Monday, December 28, 2009

Avatar the silent movie




I can think of one thing that would save Avatar (written and directed by James Cameron) and make it a much better movie-going experience. See it with the sound off. No subtitles, please. This avoids the story, which is somewhere between lame and insulting, and the soundtrack, which runs from weak to annoying. All that would be left is the visuals, which are gorgeous and immersive. The last hour of shoot ’em up and explosions can be skipped, too.

There are two moments that approach honest emotion in the entire 2 hour, 40 minute movie: 1. When the main character, the paralyzed Jake Sully, first has his consciousness inserted into an alien avatar and he is able to walk and run. 2. After Jake and Pocahontas -- I mean the native Chieftain’s daughter Neytiri -- bond to flying creatures, very much like the dragonriders of Pern, they recount their flight, waving their hands through the air in an imitation of flight. All the rest is a boring retread of other stories and it is dead on arrival.

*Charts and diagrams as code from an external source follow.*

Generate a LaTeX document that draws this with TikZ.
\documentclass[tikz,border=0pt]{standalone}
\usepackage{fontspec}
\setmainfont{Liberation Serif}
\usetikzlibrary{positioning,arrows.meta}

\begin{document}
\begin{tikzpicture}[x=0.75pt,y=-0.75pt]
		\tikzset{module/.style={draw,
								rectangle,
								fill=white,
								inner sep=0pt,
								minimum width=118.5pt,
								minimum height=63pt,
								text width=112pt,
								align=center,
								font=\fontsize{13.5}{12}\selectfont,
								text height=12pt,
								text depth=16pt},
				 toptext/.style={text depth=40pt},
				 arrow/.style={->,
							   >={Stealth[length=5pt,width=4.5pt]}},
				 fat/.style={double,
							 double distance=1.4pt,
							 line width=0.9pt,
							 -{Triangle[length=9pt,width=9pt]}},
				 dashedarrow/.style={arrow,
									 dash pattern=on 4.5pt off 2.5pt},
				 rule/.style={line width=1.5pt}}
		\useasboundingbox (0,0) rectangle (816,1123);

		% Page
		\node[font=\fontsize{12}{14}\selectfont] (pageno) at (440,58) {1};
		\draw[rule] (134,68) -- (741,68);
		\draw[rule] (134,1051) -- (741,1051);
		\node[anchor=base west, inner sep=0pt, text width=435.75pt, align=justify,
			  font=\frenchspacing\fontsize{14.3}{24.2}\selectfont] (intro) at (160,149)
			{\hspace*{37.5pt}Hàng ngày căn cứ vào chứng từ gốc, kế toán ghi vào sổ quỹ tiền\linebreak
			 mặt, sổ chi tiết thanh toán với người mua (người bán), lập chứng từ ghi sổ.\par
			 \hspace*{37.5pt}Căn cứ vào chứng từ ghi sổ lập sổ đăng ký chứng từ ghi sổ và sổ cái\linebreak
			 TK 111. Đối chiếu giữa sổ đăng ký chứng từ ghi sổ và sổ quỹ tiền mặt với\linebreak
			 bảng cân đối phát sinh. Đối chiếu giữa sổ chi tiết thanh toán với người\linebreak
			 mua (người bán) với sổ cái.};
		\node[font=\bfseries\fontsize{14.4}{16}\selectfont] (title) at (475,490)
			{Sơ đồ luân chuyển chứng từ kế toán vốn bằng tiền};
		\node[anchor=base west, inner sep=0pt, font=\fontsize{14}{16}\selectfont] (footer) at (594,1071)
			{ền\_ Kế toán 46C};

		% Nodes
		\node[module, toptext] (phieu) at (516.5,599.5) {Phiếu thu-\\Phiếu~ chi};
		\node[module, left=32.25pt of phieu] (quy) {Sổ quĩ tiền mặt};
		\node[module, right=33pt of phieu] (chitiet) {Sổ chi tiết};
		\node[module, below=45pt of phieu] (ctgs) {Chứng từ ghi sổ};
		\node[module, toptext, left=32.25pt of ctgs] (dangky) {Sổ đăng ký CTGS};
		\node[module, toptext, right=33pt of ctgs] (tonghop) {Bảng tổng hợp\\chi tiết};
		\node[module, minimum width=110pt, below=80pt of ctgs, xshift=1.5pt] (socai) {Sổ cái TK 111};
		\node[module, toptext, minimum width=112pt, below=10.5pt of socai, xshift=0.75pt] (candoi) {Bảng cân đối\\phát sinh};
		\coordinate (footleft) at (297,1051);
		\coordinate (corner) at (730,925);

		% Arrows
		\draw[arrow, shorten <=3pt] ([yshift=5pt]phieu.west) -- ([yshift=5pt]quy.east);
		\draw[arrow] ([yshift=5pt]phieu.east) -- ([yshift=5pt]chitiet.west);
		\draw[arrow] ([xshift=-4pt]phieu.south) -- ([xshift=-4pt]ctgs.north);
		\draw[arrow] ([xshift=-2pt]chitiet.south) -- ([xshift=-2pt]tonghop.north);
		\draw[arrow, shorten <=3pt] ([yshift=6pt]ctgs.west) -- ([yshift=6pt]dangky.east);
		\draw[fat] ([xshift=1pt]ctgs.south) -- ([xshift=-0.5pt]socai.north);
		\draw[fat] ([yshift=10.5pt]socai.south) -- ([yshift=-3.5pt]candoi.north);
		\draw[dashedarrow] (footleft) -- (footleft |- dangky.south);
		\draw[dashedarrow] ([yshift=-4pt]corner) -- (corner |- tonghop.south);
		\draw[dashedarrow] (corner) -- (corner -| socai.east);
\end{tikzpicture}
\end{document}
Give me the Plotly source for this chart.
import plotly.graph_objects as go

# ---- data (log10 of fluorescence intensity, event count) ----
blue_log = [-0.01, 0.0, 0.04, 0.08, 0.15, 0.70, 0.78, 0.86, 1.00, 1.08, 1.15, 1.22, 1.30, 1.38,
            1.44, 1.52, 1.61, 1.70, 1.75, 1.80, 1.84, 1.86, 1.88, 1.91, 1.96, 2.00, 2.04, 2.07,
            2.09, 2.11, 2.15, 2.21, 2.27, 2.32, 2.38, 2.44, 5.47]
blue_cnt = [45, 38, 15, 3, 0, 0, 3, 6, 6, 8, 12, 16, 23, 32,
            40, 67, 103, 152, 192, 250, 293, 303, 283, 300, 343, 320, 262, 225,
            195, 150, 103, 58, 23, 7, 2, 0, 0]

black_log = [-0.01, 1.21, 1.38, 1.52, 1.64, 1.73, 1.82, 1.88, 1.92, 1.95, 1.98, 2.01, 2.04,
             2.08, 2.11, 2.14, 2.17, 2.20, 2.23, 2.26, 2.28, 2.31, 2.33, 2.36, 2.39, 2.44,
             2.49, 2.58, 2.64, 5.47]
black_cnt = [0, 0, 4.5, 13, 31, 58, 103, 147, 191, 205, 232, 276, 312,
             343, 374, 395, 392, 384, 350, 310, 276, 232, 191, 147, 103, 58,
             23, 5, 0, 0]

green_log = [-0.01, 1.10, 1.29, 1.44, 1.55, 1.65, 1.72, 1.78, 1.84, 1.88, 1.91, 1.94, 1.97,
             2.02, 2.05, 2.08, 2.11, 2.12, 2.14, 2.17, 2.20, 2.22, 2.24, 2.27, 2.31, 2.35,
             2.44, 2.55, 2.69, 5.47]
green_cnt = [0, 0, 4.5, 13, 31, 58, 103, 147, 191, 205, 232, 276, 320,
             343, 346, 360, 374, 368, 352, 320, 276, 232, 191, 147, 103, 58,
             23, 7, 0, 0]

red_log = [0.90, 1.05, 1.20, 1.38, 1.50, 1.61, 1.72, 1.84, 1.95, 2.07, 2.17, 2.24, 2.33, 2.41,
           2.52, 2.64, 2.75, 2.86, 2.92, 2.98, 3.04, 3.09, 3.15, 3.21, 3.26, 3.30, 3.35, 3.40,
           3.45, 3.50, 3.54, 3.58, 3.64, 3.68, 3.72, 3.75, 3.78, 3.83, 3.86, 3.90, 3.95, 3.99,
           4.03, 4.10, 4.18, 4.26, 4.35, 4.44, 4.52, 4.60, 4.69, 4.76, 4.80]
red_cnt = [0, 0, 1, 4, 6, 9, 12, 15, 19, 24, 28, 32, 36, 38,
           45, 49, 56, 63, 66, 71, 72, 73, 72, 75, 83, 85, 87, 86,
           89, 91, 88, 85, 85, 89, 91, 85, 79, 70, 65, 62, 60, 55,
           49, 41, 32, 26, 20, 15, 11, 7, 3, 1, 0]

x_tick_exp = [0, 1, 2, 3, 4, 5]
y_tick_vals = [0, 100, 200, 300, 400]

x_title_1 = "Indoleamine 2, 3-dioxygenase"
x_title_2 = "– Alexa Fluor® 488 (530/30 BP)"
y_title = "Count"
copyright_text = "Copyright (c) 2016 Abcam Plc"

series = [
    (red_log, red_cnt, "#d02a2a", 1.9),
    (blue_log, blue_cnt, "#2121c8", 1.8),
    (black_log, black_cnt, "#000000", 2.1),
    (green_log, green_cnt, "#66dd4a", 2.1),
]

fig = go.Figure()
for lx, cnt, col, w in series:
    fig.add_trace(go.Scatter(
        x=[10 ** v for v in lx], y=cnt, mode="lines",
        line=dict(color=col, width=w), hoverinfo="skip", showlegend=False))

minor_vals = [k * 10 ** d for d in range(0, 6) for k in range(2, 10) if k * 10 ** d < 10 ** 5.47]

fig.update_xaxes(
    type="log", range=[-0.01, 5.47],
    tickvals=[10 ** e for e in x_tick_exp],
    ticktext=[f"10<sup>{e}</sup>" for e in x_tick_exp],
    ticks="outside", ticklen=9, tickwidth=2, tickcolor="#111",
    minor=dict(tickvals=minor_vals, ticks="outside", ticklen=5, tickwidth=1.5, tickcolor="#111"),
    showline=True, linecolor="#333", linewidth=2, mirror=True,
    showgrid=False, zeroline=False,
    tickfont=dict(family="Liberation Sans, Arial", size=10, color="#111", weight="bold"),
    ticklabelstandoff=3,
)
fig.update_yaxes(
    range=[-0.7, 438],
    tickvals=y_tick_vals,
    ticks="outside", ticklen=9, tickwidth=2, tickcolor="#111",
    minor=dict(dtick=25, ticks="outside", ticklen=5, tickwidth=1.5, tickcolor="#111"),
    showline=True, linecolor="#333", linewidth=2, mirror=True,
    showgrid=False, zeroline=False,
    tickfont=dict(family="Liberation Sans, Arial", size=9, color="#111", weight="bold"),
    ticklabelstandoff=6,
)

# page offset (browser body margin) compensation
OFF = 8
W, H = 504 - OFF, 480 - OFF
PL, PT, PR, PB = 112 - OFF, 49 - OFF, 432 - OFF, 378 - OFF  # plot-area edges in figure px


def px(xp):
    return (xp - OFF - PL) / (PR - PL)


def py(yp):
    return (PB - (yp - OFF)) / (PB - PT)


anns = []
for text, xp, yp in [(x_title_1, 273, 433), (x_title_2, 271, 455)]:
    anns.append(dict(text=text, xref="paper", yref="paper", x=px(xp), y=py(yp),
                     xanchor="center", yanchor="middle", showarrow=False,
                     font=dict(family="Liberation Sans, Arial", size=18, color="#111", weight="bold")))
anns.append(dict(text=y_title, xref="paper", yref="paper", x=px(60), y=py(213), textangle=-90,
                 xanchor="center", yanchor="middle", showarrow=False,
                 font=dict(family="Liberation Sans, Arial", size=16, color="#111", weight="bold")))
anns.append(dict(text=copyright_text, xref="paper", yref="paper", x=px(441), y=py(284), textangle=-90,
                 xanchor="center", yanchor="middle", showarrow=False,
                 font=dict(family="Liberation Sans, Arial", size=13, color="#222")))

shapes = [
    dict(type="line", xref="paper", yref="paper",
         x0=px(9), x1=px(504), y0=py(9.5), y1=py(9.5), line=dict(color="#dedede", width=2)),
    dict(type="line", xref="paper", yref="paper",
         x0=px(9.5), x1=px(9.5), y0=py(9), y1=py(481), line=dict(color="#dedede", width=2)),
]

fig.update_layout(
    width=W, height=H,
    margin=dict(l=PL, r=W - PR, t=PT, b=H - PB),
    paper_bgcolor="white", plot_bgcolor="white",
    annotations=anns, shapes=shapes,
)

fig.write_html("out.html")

The story riffs on the following movies:
Disney’s Pocahontas -- check
Costner’s Dances with Wolves -- check
Every single movie where a white male shows an “inferior culture” how to fight and he is better at pretty much everything (from Tarzan onward, there are hundreds of these movies) -- check
This last trope was the subject of a panel discussion at Wiscon 31, called “What These People Need is a Honky.”

I doubt Cameron reads much science fiction, but if he did he might have come across a similar story by Ursula K. LeGuin, “The Word for World is Forest,” first published in novella form in 1972. Cameron is only 37 years behind in his source material, which is how far behind Hollywood science fiction movies typically are.

The production designer for Avatar argues that since the natives, the Na’vi, are blue aliens and not a specific Earthbound oppressed group (such as, say, Africans or Native Americans), the movie can’t possibly be racist.
“Think of the imagery of the Johnny Weissmuller movies of Tarzan and the portrayal of Africans, which any of us watch today and we go, ‘Oh, that's a little cringe-making.’ . . . By Jim (Cameron) picking a state of existence that does not exist and then all of the jumps of science — like combining human DNA with an alien DNA and projecting a character's consciousness into the new being — all of that creates a ‘there’ where you can stage a story that you can tell with a real freedom. ”
Actually, no. By making the natives non-specific they stand for ALL oppressed and exploited groups. The Na’vi are Tarzan’s Africans, Dances with Wolves’ Native Americans, and every other racist portrayal of an “inferior people” all at once.

Cameron is able to mount huge, visually stunning productions (Avatar, Titanic, The Abyss), unfortunately each film is hobbled by painfully bad storytelling. The characterizations are weak and plot developments are obvious far in advance. Who wrote these wretched, broken screenplays? Oh, that would be James Cameron.

Edited to add:
I don't mean to suggest that Ursula K. LeGuin's novella "The Word for World is Forest" is infected with the same sort of racism. Far from it. Her story is better in every way than the Avatar story.